While the living conditions in the old age home varies with the amount of charity and funds available with the administrators, the emotional trauma of being neglected and marginalised into the fringe of society is something that is quite unbearable for all.
They have some celebrations occasionally to lighten up the moment, but the pain and suffering of confinement and emptiness stalks them leading to a myriad of psychic conditions like depression and related affected disorders.
Why do people forget that it is their parents which took care of them when they were small, insignificant and needy? Now it is their turn to pay back and look after them in their hour of need. If they don’t then their children too will discard them in the future. Now would they like that?

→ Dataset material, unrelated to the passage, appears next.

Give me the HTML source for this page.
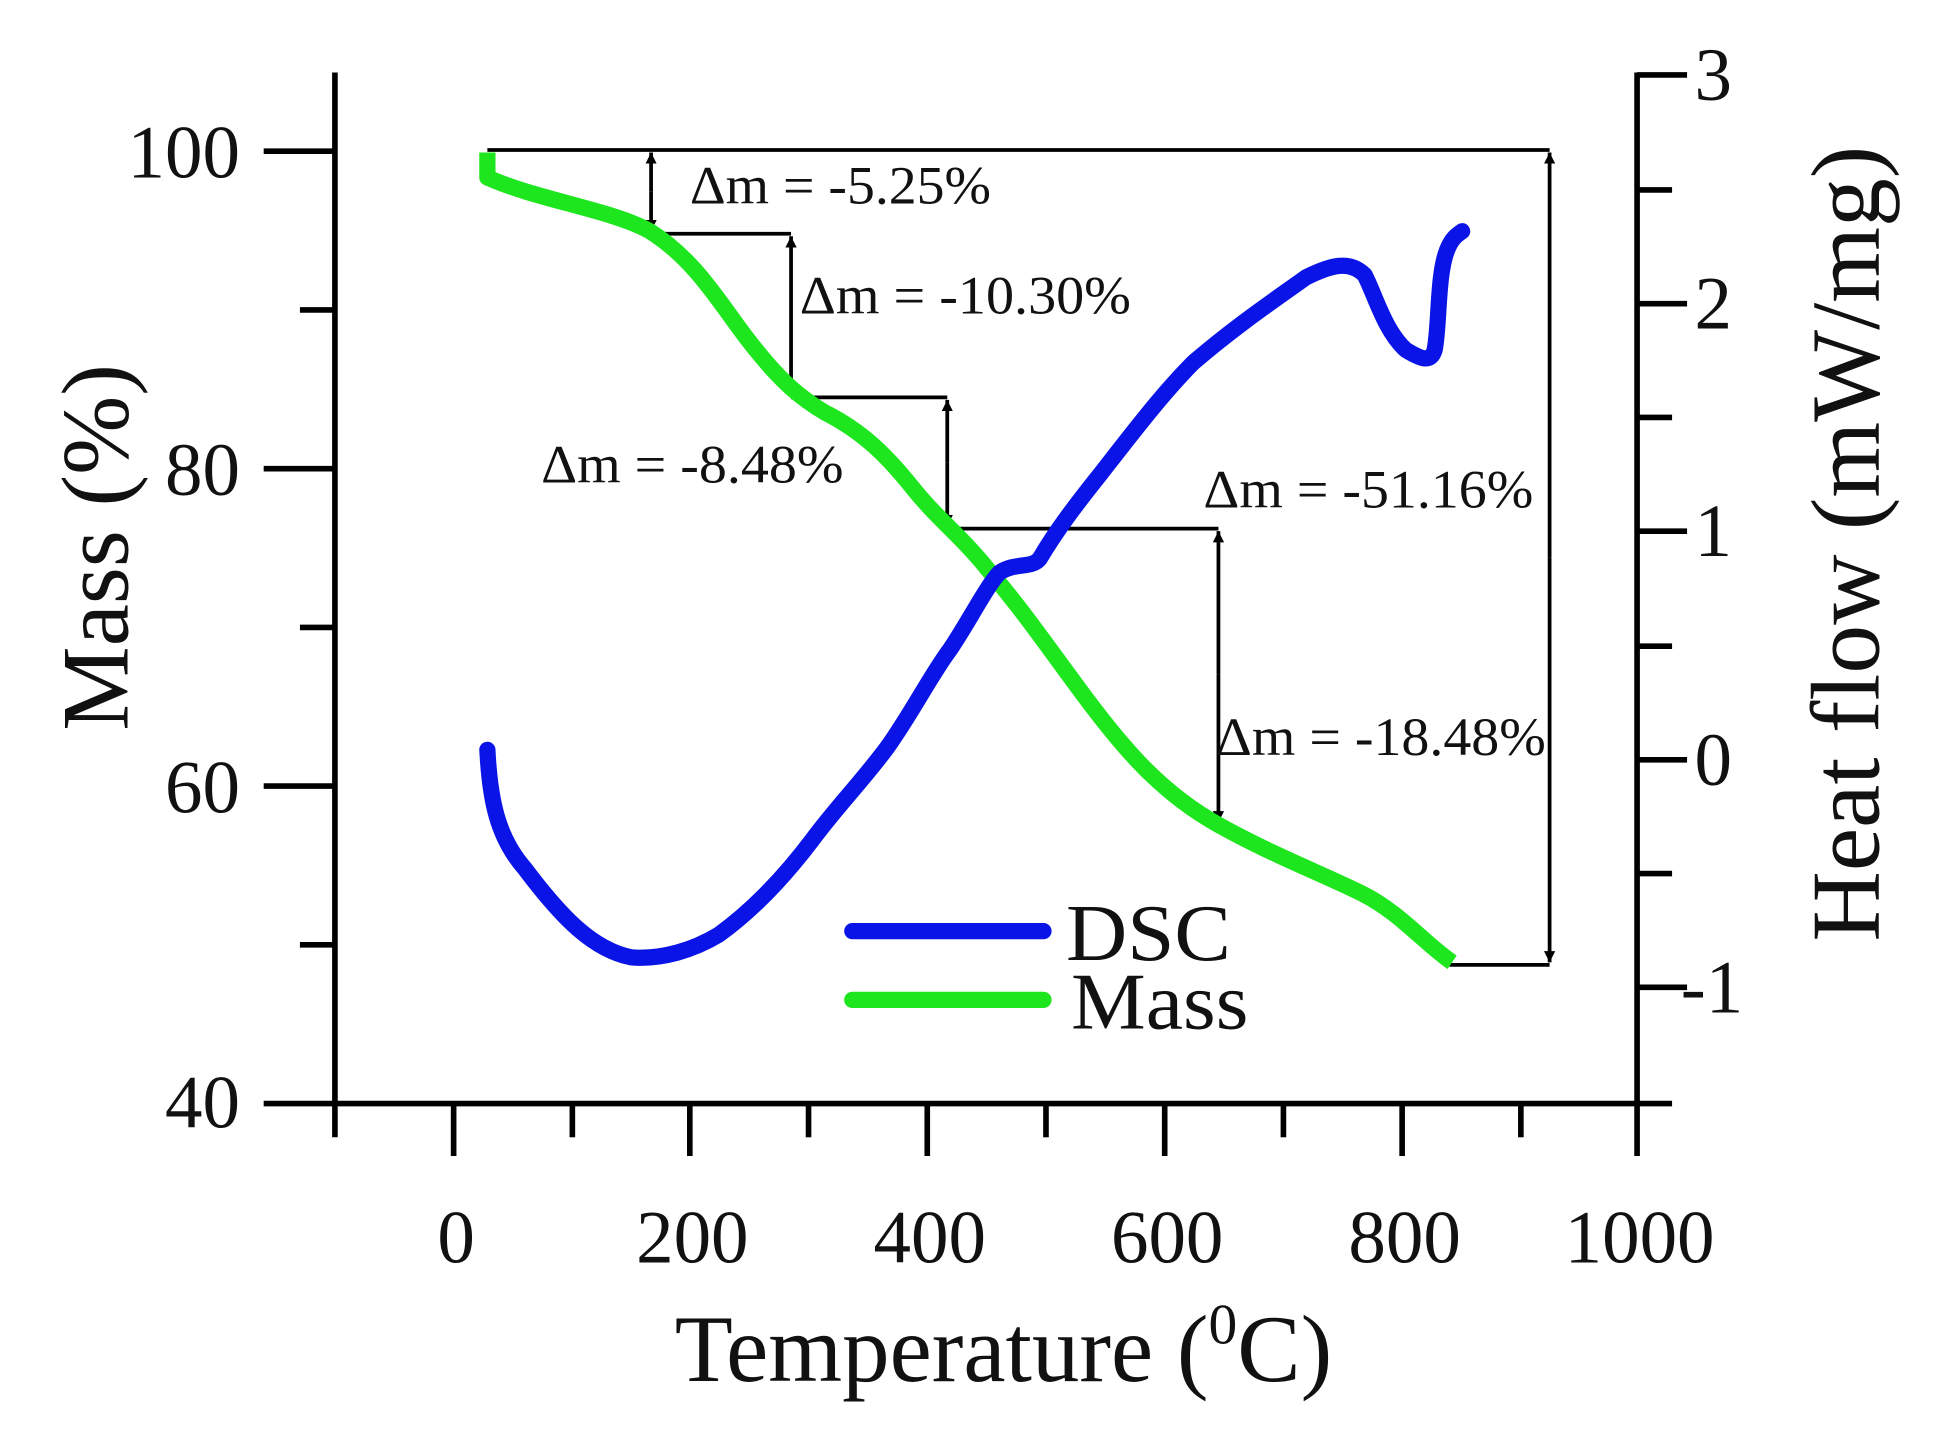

There was a man doing á¹­awāf of the Ka’aba during Hajj and was carrying an elderly lady on the back. When he recognised Ibn ‘Abbās (a companion of the Prophet, peace and blessings of Allah be to him) he came running to him and said, “O Ibn ‘Abbās, I have come from such-and-such place (a faraway place in the area of Iraq) and this lady on my back is my mother. She had the desire to come for Hajj for so many years, but we couldn’t afford a camel or a horse, so I put her on the back and have come from that place in order to perform the Hajj. Have I now fulfilled the rights of my mother on me?” Ibn ‘Abbās smiled and said, “What you have done is good, but you haven’t even fulfilled a fraction of what your mother did for you.”
The Holy Qur’ān (17:23) says “….and that ye be kind to parents. Whether one or both of them attain old age in thy life, say not to them a word of contempt, nor repel them, but address them in terms of honour”. This commandment has to make a comeback in people’s lives for the elderly to regain their position as ordained by God.